От Бегуна тоже толку не было, но пока Тим пытался помочь Сибилле родить, вождь таскал с улицы колотый лед и превращал его в кипяток на импровизированном очаге. Ничего, кроме кипятка и прокаленного на огне ножа, у Книжника не было.
Сибилла дышала неглубоко и часто, как раненое животное. Глаза ее то становились пустыми, то наполнялись страхом и болью. Роды продолжались второй час, жрица была измучена болезненными схватками и с каждой минутой теряла силы от потери крови. Если бы Книжник не знал ничего про микробов, то был бы спокойнее, но про микробов он читал значительно больше, чем про роды. Он прекрасно понимал, что даже если ребенок родится до того, как умрет его мать, то дальше судьба обоих будет зависеть только от того, как много микроорганизмов успело попасть в открытые раны. И выживут они или не выживут, зависит не от него, не от Сибиллы, не от Бегуна и даже не от воли самого Беспощадного, а от случая и силы организмов. Книжник порылся в памяти и выудил оттуда красивое, но бесполезное при нынешних обстоятельствах слово – иммунитет.
Сибилла застонала, покраснела лицом от натуги, стараясь вытолкнуть ребенка. Стон ее больше походил на рык зверя, чем на женский крик.
Бегун отвернулся.
– Подохнет, – сказал он негромко, так чтобы Сибилла ненароком не услышала, и сплюнул в сторону. – Нихуя ты, Книжный Червь, не знаешь, не умеешь… Только пиздеть. Вот потужится она – и опять кровью умоешься. Порвал ее бэбик изнутри.
– Подожди хоронить. Дай воду и тряпки.
Даже тряпок было недостаточно. Те, что были, пропитались выделениями и кровью, но Бегун молча постирал их в горячей воде и принес обратно. Вряд ли такая стирка могла убить инфекцию, но лучше сделать хоть что-то, чем ничего не сделать.
Книжник протер кисти горячей тканью и осторожно коснулся ладонью живота роженицы.

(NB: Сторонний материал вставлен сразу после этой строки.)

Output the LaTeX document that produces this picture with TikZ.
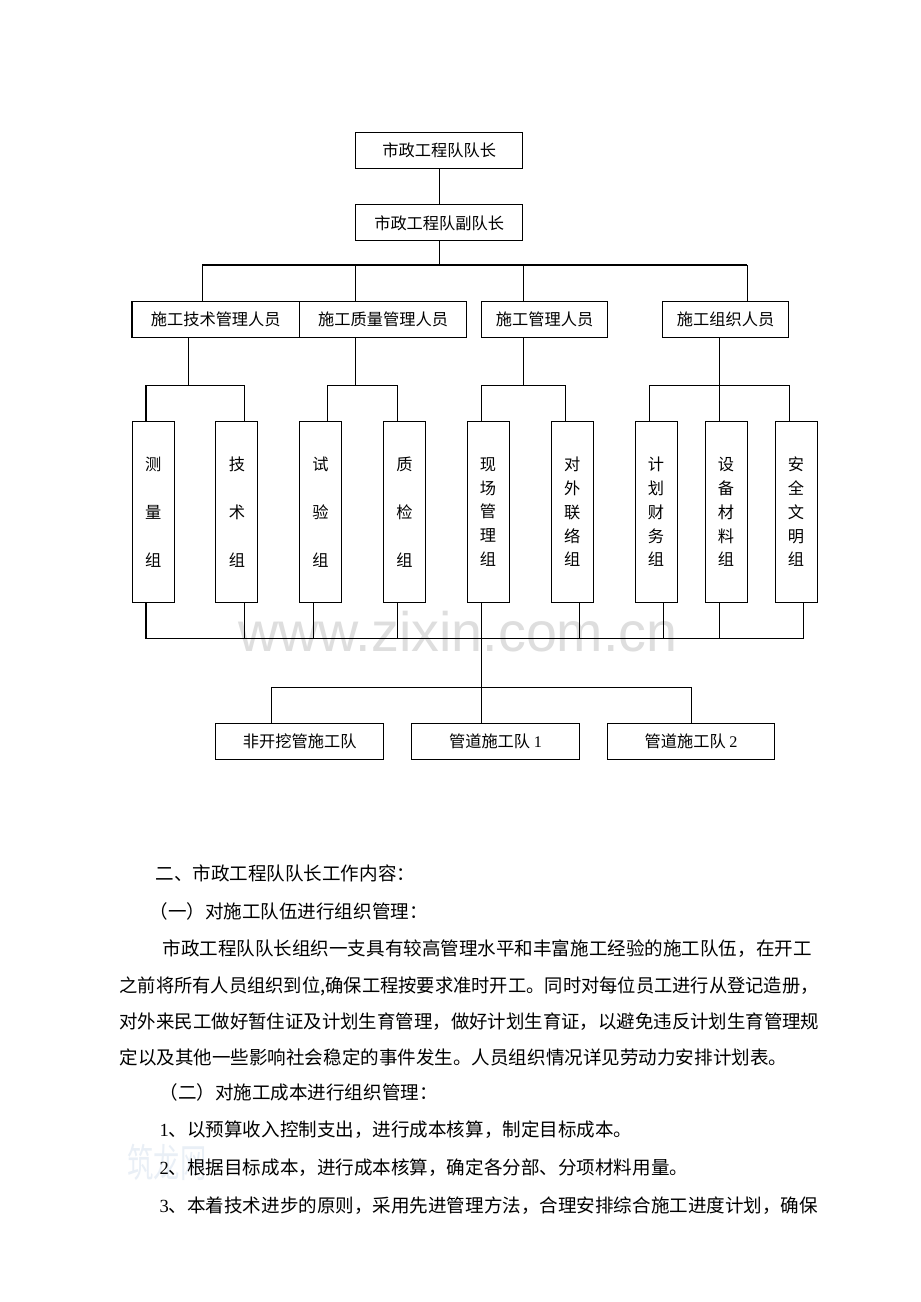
\documentclass[tikz,border=0pt]{standalone}
\usepackage{fontspec}
\setmainfont{Liberation Serif}
\setsansfont{Liberation Sans}
\newfontfamily\cjk{Noto Sans CJK SC}
\usepackage{graphicx}
\usepackage{tikz}
\definecolor{wmark}{RGB}{222,222,222}
\definecolor{wmarkb}{RGB}{233,239,246}
\newcommand\pxu{0.647pt}

\begin{document}
\begin{tikzpicture}[x=0.647pt, y=-0.647pt, line width=0.65pt,
  box/.style={draw, line width=0.65pt, inner sep=0pt, font=\cjk\fontsize{10.5}{12}\selectfont},
  wide/.style={box, minimum width=167.5*\pxu, minimum height=36*\pxu},
  mid/.style={box, minimum width=126*\pxu, minimum height=36*\pxu},
  vthree/.style={box, align=center, minimum width=42*\pxu, minimum height=180.6*\pxu,
    font=\cjk\fontsize{10.5}{31.2}\selectfont},
  vfive/.style={vthree, font=\cjk\fontsize{10.5}{15.4}\selectfont},
  para/.style={anchor=west, inner sep=0pt, font=\cjk\fontsize{12}{14}\selectfont}]
  \fill[white] (0,0) rectangle (920,1302);
  \useasboundingbox (0,0) rectangle (920,1302);

  \node[anchor=base west, inner sep=0pt, text=wmark, font=\sffamily\fontsize{36}{36}\selectfont]
    (mark) at (238,651.7) {www.zixin.com.cn};
  \node[inner sep=0pt, text=wmarkb, font=\cjk\fontsize{17}{17}\selectfont]
    (markb) at (167,1162) {\scalebox{1}[1.5]{筑龙网}};

  \node[wide] (lead) at (439.2,150.7) {市政工程队队长};
  \node[wide] (dep) at (439.2,222.9) {市政工程队副队长};

  \node[wide] (tech) at (215.75,319.5) {施工技术管理人员};
  \node[wide] (qual) at (383.15,319.5) {施工质量管理人员};
  \node[mid] (site) at (544.65,319.5) {施工管理人员};
  \node[mid] (org) at (725.65,319.5) {施工组织人员};

  \node[vthree] (b1) at (153.2,512) {测\\量\\组};
  \node[vthree] (b2) at (236.9,512) {技\\术\\组};
  \node[vthree] (b3) at (320.6,512) {试\\验\\组};
  \node[vthree] (b4) at (404.4,512) {质\\检\\组};
  \node[vfive] (b5) at (488.1,512) {现\\场\\管\\理\\组};
  \node[vfive] (b6) at (572.2,512) {对\\外\\联\\络\\组};
  \node[vfive] (b7) at (656.1,512) {计\\划\\财\\务\\组};
  \node[vfive] (b8) at (726.1,512) {设\\备\\材\\料\\组};
  \node[vfive] (b9) at (796.1,512) {安\\全\\文\\明\\组};

  \node[wide] (t1) at (299.7,741.3) {非开挖管施工队};
  \node[wide] (t2) at (495.5,741.3) {管道施工队 {\rmfamily 1}};
  \node[wide] (t3) at (691.1,741.3) {管道施工队 {\rmfamily 2}};

  \coordinate (bus) at (439.2,265);
  \draw (lead) -- (dep);
  \draw (dep) -- (bus);
  \draw (202,265) -- (747,265);
  \foreach \x/\n in {202/tech, 355.5/qual, 523/site, 747/org}
    \draw (\x,265) -- (\n.north -| \x,265);

  \foreach \x/\n in {188/tech, 355.5/qual, 523/site, 719/org}
    \draw (\n.south -| \x,0) -- (\x,385.7);
  \draw (b1.north -| 146,0) -- (146,385.7) -| (b2.north -| 244,0);
  \draw (b3.north -| 327.7,0) -- (327.7,385.7) -| (b4.north -| 397,0);
  \draw (b5.north -| 481.6,0) -- (481.6,385.7) -| (b6.north -| 565.5,0);
  \draw (b7.north -| 649.4,0) -- (649.4,385.7) -| (b9.north -| 789.3,0);
  \draw (b8.north -| 719,0) -- (719,385.7);

  \draw (b1.south -| 146,0) -- (146,638.3) -- (803.3,638.3) -- (b9.south -| 803.3,0);
  \foreach \x/\n in {244/b2, 313.8/b3, 397/b4, 579.4/b6, 663.7/b7, 719/b8}
    \draw (\n.south -| \x,0) -- (\x,638.3);
  \draw (b5.south -| 481.6,0) -- (481.6,687.3);
  \draw (271.6,687.3) -- (691,687.3);
  \foreach \x/\n in {271.6/t1, 481.6/t2, 691/t3}
    \draw (\x,687.3) -- (\n.north -| \x,0);

  \node[para] (l1) at (155,873) {二、市政工程队队长工作内容：};
  \node[para] (l2) at (149,911) {（一）对施工队伍进行组织管理：};
  \node[para] (l3) at (162,949) {市政工程队队长组织一支具有较高管理水平和丰富施工经验的施工队伍，在开工};
  \node[para] (l4) at (119,986) {\scalebox{0.985}[1]{之前将所有人员组织到位,确保工程按要求准时开工。同时对每位员工进行从登记造册，}};
  \node[para] (l5) at (119,1022) {\scalebox{0.993}[1]{对外来民工做好暂住证及计划生育管理，做好计划生育证，以避免违反计划生育管理规}};
  \node[para] (l6) at (119,1057) {定以及其他一些影响社会稳定的事件发生。人员组织情况详见劳动力安排计划表。};
  \node[para] (l7) at (159,1092) {（二）对施工成本进行组织管理：};
  \node[para] (l8) at (159,1130) {{\rmfamily 1}、以预算收入控制支出，进行成本核算，制定目标成本。};
  \node[para] (l9) at (159,1168) {{\rmfamily 2}、根据目标成本，进行成本核算，确定各分部、分项材料用量。};
  \node[para] (l10) at (159,1206) {{\rmfamily 3}、本着技术进步的原则，采用先进管理方法，合理安排综合施工进度计划，确保};
\end{tikzpicture}
\end{document}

Сибилла вздрогнула, Тим отдернул руку, но успел почувствовать шевеление под натянутой влажной кожей.
– Бэбик живой, – сообщил он Бегуну. – Он двигается!
Сибилла снова застонала. Мышцы брюшины и бедер жрицы напряглись. Она оскалилась, зажмурила глаза и…
Книжник сперва обрадовался, но тут же сообразил, что в промежности показалась не голова ребенка, а часть какого-то кожистого пузыря, который Сибилла умудрилась вытолкнуть наружу вместе с кровью, обильно выступившей из вагины. Этот пузырь был плотным, непрозрачным, словно бельмо, он мешал ребенку выйти и не выходил сам, и каждая новая потуга Сибиллы только усугубляла проблему. Плоть рвалась и кровоточила, но не выпускала плод из чрева.
Повинуясь инстинктам, а не разуму (разум как раз криком кричал Книжнику: «Не лезь!»), Тим поднял лежащий рядом с углями тесак. За его спиной охнул Бегун (Беспощадный знает, что пришло ему в голову при виде Книжника, хватающегося за нож), но Книжник уже сделал то, что надумал: придержал одной рукой жрицу, надавив на лобок, а второй, с неожиданной для самого себя ловкостью, чиркнул кончиком раскаленного лезвия по поверхности пузыря. От прикосновения стали живая ткань разошлась почти мгновенно, лопнула, выплескивая наружу желтоватую жидкость, отдающую фекалиями.